Premium-to-Value Judgment Threshold
10%
A conventional threshold: when annual collision and comprehensive premiums exceed ten percent of actual cash value, coverage cost approaches the asset's depreciated worth. A $5,000 vehicle hitting a $500 annual premium crosses that line.
The Low-Mileage Factor
You drive 4,000 to 5,000 miles annually now that the commute is gone. Lower mileage reduces collision risk exposure, but most carriers do not automatically adjust your premium to reflect it unless you report the change or enroll in a mileage-verification program. Florida law requires insurers to offer a mature-driver discount, but mileage-based pricing is voluntary and carrier-specific.
Ask your current carrier whether they offer a low-mileage discount and what documentation or verification they require. Some accept an annual odometer photo; others require enrollment in a telematics program that tracks mileage electronically. If your carrier does not offer mileage-based pricing, other carriers writing in Florida do. Progressive, Geico, Nationwide, and Allstate all operate usage-based or low-mileage programs, and all write standard policies in Florida. Switching carriers to access mileage pricing can reduce your total premium more than dropping collision alone, depending on your current rate.
What Happens When You Drop Coverage
Removing collision and comprehensive mid-term triggers a premium refund for the unused portion of the policy period. Your carrier recalculates the premium based on the new coverage structure and returns the difference, typically within two billing cycles. The liability and PIP portions remain unchanged. You can reinstate collision and comprehensive at any renewal or mid-term by calling your agent, though the carrier may require a vehicle inspection if coverage has lapsed for more than 30 days.
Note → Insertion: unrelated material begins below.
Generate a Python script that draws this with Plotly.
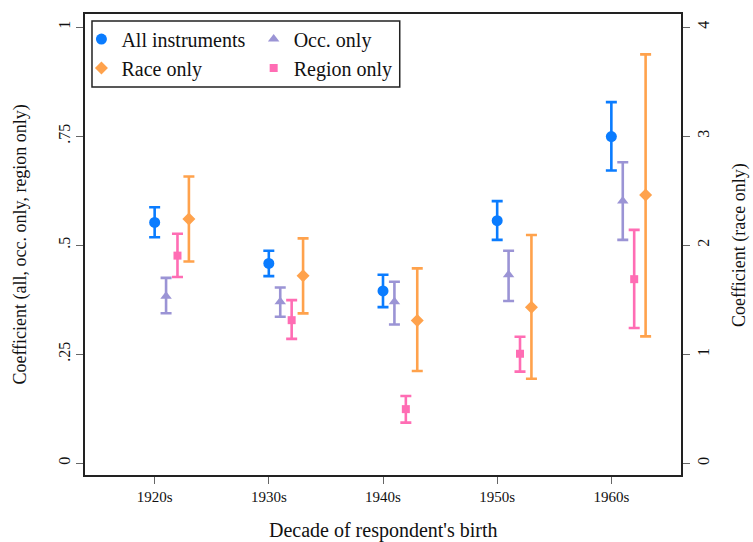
import plotly.graph_objects as go

decades = ["1920s", "1930s", "1940s", "1950s", "1960s"]

all_coef = [0.552, 0.458, 0.395, 0.556, 0.749]
all_lo = [0.518, 0.429, 0.358, 0.512, 0.671]
all_hi = [0.587, 0.487, 0.432, 0.601, 0.828]

occ_coef = [0.383, 0.370, 0.370, 0.432, 0.601]
occ_lo = [0.344, 0.336, 0.318, 0.372, 0.512]
occ_hi = [0.425, 0.403, 0.416, 0.487, 0.690]

region_coef = [0.476, 0.328, 0.124, 0.251, 0.422]
region_lo = [0.427, 0.285, 0.093, 0.210, 0.310]
region_hi = [0.526, 0.374, 0.154, 0.290, 0.535]

race_coef = [2.24, 1.72, 1.31, 1.43, 2.46]
race_lo = [1.85, 1.375, 0.846, 0.776, 1.164]
race_hi = [2.63, 2.063, 1.788, 2.093, 3.75]

BLUE = "#0a7cff"
PURPLE = "#9b94d5"
PINK = "#ff6db4"
ORANGE = "#ffa24c"
FONT = "Liberation Serif"

idx = list(range(len(decades)))

# plot area in pixels
L, R, T, B = 85, 681.5, 14, 475
PW, PH = R - L, B - T


def px(x):
    return (x - L) / PW


def py(y):
    return (B - y) / PH


def series(name, coef, lo, hi, offset, color, symbol, size, yaxis, legend):
    return go.Scatter(
        x=[i + offset for i in idx],
        y=coef,
        mode="markers",
        name=name,
        yaxis=yaxis,
        legend=legend,
        marker=dict(color=color, symbol=symbol, size=size, line=dict(width=0)),
        error_y=dict(
            type="data",
            symmetric=False,
            array=[h - c for h, c in zip(hi, coef)],
            arrayminus=[c - l for c, l in zip(coef, lo)],
            color=color,
            thickness=2.6,
            width=5.5,
        ),
    )


fig = go.Figure()
fig.add_trace(series("All instruments", all_coef, all_lo, all_hi, 0.0, BLUE, "circle", 11, "y", "legend"))
fig.add_trace(series("Race only", race_coef, race_lo, race_hi, 0.3, ORANGE, "diamond", 10, "y2", "legend"))
fig.add_trace(series("Occ. only", occ_coef, occ_lo, occ_hi, 0.1, PURPLE, "triangle-up", 10, "y", "legend2"))
fig.add_trace(series("Region only", region_coef, region_lo, region_hi, 0.2, PINK, "square", 8, "y", "legend2"))

axis_line = dict(showline=True, linecolor="#222", linewidth=1.5, ticks="outside", automargin=False,
                 ticklen=7, tickcolor="#666", tickwidth=1, showgrid=False, zeroline=False)

legend_common = dict(xanchor="left", yanchor="top", bgcolor="rgba(0,0,0,0)", tracegroupgap=0,
                     borderwidth=0, font=dict(size=20, family=FONT, color="#111"))

fig.update_layout(
    width=753, height=542,
    margin=dict(l=L, r=753 - R, t=T, b=542 - B),
    paper_bgcolor="white", plot_bgcolor="white",
    font=dict(family=FONT, size=16, color="#111"),
    xaxis=dict(
        range=[-0.61, 4.61], tickvals=idx, ticktext=decades, mirror=True,
        tickfont=dict(size=15), **axis_line,
    ),
    yaxis=dict(
        range=[-0.027, 1.030], tickvals=[0, 0.25, 0.5, 0.75, 1], ticktext=["0", ".25", ".5", ".75", "1"],
        tickangle=-90, mirror=True, tickfont=dict(size=16), **axis_line,
    ),
    yaxis2=dict(
        range=[-0.107, 4.12], tickvals=[0, 1, 2, 3, 4], overlaying="y", side="right",
        tickangle=-90, tickfont=dict(size=16), **axis_line,
    ),
    legend=dict(x=-0.006, y=0.988, **legend_common),
    legend2=dict(x=0.283, y=0.988, **legend_common),
    shapes=[dict(type="rect", xref="paper", yref="paper",
                 x0=px(92), x1=px(400), y0=py(87), y1=py(21),
                 line=dict(color="#222", width=1.5), fillcolor="rgba(0,0,0,0)")],
    annotations=[
        dict(text="Decade of respondent's birth", xref="paper", yref="paper", x=0.5, y=py(530),
             xanchor="center", yanchor="middle", showarrow=False, font=dict(size=20)),
        dict(text="Coefficient (all, occ. only, region only)", xref="paper", yref="paper", x=px(20), y=0.5,
             xanchor="center", yanchor="middle", showarrow=False, textangle=-90, font=dict(size=18)),
        dict(text="Coefficient (race only)", xref="paper", yref="paper", x=px(740), y=0.5,
             xanchor="center", yanchor="middle", showarrow=False, textangle=-90, font=dict(size=18)),
    ],
    showlegend=True,
)

fig.write_html("out.html", config={"displayModeBar": False},
               post_script="document.body.style.margin='0';")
Once you drop collision, any at-fault accident leaves you responsible for repairing or replacing your own vehicle regardless of cost. Comprehensive lapses mean you carry the full cost of theft, vandalism, or weather damage. If your household budget can absorb a $5,000 to $7,000 unplanned vehicle replacement without financial distress, dropping coverage makes the annual premium available for other priorities. If that outlay would create hardship, keeping coverage at a reduced deductible may be the better fit even on a paid-off car.
Compare Before You Decide
Get quotes from at least three carriers writing in Florida that offer mature-driver and low-mileage discounts before making the coverage decision. State Farm, Geico, Progressive, Allstate, and Nationwide all write standard policies in St. Petersburg and all file mature-driver discount programs with the state. Request quotes with full coverage at your current deductible, liability-only, and liability plus comprehensive without collision. The comparison shows you what each configuration costs and whether switching carriers changes the math enough to keep full coverage affordable.
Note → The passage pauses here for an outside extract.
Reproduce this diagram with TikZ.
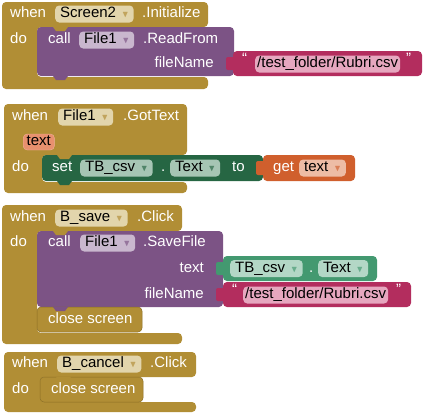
\documentclass[tikz,border=0pt]{standalone}
\usepackage{amssymb}
\usepackage{xcolor}
\usepackage{fontspec}
\setmainfont{Liberation Sans}
\usepackage{tikz}

\definecolor{mustard}{HTML}{B18E35}
\definecolor{mustarddk}{HTML}{8A6C22}
\definecolor{mustardlt}{HTML}{E2D5AC}
\definecolor{purp}{HTML}{7C5385}
\definecolor{purplt}{HTML}{C9B7CE}
\definecolor{pinkblk}{HTML}{B32D5E}
\definecolor{pinklt}{HTML}{E6A7BF}
\definecolor{dgreen}{HTML}{266643}
\definecolor{dgreenlt}{HTML}{A6C5B4}
\definecolor{mgreen}{HTML}{439970}
\definecolor{mgreenlt}{HTML}{B3D7C6}
\definecolor{orng}{HTML}{D05F2D}
\definecolor{orngl}{HTML}{EDBCA5}
\definecolor{salmon}{HTML}{E8906E}

\newcommand{\ddarrow}[1]{\hspace{6pt}{\color{#1}\small$\blacktriangledown$}\hspace{3pt}}

\begin{document}
\begin{tikzpicture}[x=1pt, y=-1pt, font=\fontsize{15}{17}\selectfont,
  txt/.style={text height=10.8pt, text depth=3pt},
  lbl/.style={txt, text=white, inner sep=0pt, anchor=west},
  pill/.style={txt, rounded corners=4pt, inner xsep=5pt, inner ysep=0pt, minimum height=17pt, anchor=west},
  strpill/.style={pill, fill=pinklt, inner xsep=2pt},
  blk/.style={rounded corners=4pt},
  knob/.style={rounded corners=2pt}]
\useasboundingbox (0,0) rectangle (423,413);

% Screen2.Initialize
\fill[mustard, blk] (2,2) -- (208,2) -- (208,27) -- (37,27) -- (37,77) -- (208,77) -- (208,89) -- (2,89) -- cycle;
\fill[purp, blk] (37,27) rectangle (234,76);
\fill[mustard] (53,27) -- ++(3,4) -- ++(9,0) -- ++(3,-4) -- cycle;
\fill[purp] (53,76) -- ++(3,4) -- ++(9,0) -- ++(3,-4) -- cycle;
\fill[pinkblk, blk] (233,51) rectangle (422,76);
\fill[pinkblk, knob] (226,57) rectangle (236,70);
\node[lbl] (when1) at (10,14) {when};
\node[pill, fill=mustardlt] (screen) at (55,14) {Screen2\ddarrow{mustard!80}};
\node[lbl] (init) at (142,14) {.Initialize};
\node[lbl] (do1) at (10,40) {do};
\node[lbl] (call1) at (48,40) {call};
\node[pill, fill=purplt] (file1a) at (79,40) {File1\ddarrow{purp!80}};
\node[lbl] (readfrom) at (143,40) {.ReadFrom};
\node[lbl, anchor=east] (fname1) at (214,64) {fileName};
\node[lbl] (qa) at (242,60) {“};
\node[strpill] (path1) at (255,64) {/test\_folder/Rubri.csv};
\node[lbl] (qb) at (406,60) {”};

% File1.GotText
\fill[mustard, blk] (4,104) -- (187,104) -- (187,155) -- (42,155) -- (42,182) -- (187,182) -- (187,193) -- (4,193) -- cycle;
\fill[dgreen, blk] (42,155) rectangle (263,181);
\fill[mustard] (57,155) -- ++(3,4) -- ++(9,0) -- ++(3,-4) -- cycle;
\fill[dgreen] (57,181) -- ++(3,4) -- ++(9,0) -- ++(3,-4) -- cycle;
\fill[orng, blk] (263,155) rectangle (355,181);
\fill[orng, knob] (256,161) rectangle (266,175);
\node[lbl] (when2) at (12,117) {when};
\node[pill, fill=mustardlt] (file1b) at (58,117) {File1\ddarrow{mustard!80}};
\node[lbl] (gottext) at (123,117) {.GotText};
\node[pill, fill=salmon, draw=salmon!70!white, minimum height=16pt, inner xsep=3.5pt] (param) at (23,142) {text};
\node[lbl] (do2) at (12,168) {do};
\node[lbl] (set) at (52,168) {set};
\node[pill, fill=dgreenlt] (tbcsv1) at (80,168) {TB\_csv\ddarrow{dgreen!80}};
\node[lbl] (dot1) at (161,168) {.};
\node[pill, fill=dgreenlt] (prop1) at (170,168) {Text\ddarrow{dgreen!80}};
\node[lbl] (to) at (232,168) {to};
\node[lbl] (get) at (273,168) {get};
\node[pill, fill=orngl] (gettext) at (299,168) {text\ddarrow{orng!80}};

% B_save.Click
\fill[mustard, blk] (2,205) -- (182,205) -- (182,231) -- (37,231) -- (37,333) -- (182,333) -- (182,344) -- (2,344) -- cycle;
\fill[purp, blk] (37,231) rectangle (223,307);
\fill[mustard, blk, draw=mustarddk, line width=0.5pt] (37,307) rectangle (142,332);
\fill[mustard] (53,231) -- ++(3,4) -- ++(9,0) -- ++(3,-4) -- cycle;
\fill[purp] (53,307) -- ++(3,4) -- ++(9,0) -- ++(3,-4) -- cycle;
\fill[mgreen, blk] (223,256) rectangle (377,281);
\fill[mgreen, knob] (216,262) rectangle (226,275);
\fill[pinkblk, blk] (223,282) rectangle (411,307);
\fill[pinkblk, knob] (216,288) rectangle (226,301);
\node[lbl] (when3) at (10,218) {when};
\node[pill, fill=mustardlt] (bsave) at (55,218) {B\_save\ddarrow{mustard!80}};
\node[lbl] (click1) at (137,218) {.Click};
\node[lbl] (do3) at (10,243) {do};
\node[lbl] (call2) at (48,243) {call};
\node[pill, fill=purplt] (file1c) at (80,243) {File1\ddarrow{purp!80}};
\node[lbl] (savefile) at (143,243) {.SaveFile};
\node[lbl, anchor=east] (textarg) at (204,269) {text};
\node[lbl, anchor=east] (fname2) at (204,295) {fileName};
\node[lbl] (close1) at (48,320) {close screen};
\node[pill, fill=mgreenlt] (tbcsv2) at (230,268.5) {TB\_csv\ddarrow{mgreen!80}};
\node[lbl] (dot2) at (309,268.5) {.};
\node[pill, fill=mgreenlt] (prop2) at (318,268.5) {Text\ddarrow{mgreen!80}};
\node[lbl] (qc) at (232,291) {“};
\node[strpill] (path2) at (243,295) {/test\_folder/Rubri.csv};
\node[lbl] (qd) at (396,291) {”};

% B_cancel.Click
\fill[mustard, blk] (4,352) -- (196,352) -- (196,377) -- (40,377) -- (40,402) -- (196,402) -- (196,412) -- (4,412) -- cycle;
\fill[mustard, blk, draw=mustarddk, line width=0.5pt] (40,377) rectangle (143,402);
\fill[mustard] (56,377) -- ++(3,4) -- ++(9,0) -- ++(3,-4) -- cycle;
\node[lbl] (when4) at (12,364) {when};
\node[pill, fill=mustardlt] (bcancel) at (57,364) {B\_cancel\ddarrow{mustard!80}};
\node[lbl] (click2) at (150,364) {.Click};
\node[lbl] (do4) at (12,390) {do};
\node[lbl] (close2) at (51,390) {close screen};
\end{tikzpicture}
\end{document}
Bring your current declarations page, your vehicle's actual cash value as stated by your insurer, your annual mileage, and confirmation that you completed a state-approved defensive driving course if applicable. Florida requires insurers to offer a mature-driver discount, but the percentage is set by each carrier's filed rates, not fixed by statute. Ask each quoted carrier what discount they apply and whether course completion increases it. The quotes you receive reflect your specific profile; premiums vary by ZIP code, vehicle, and driving history even within St. Petersburg.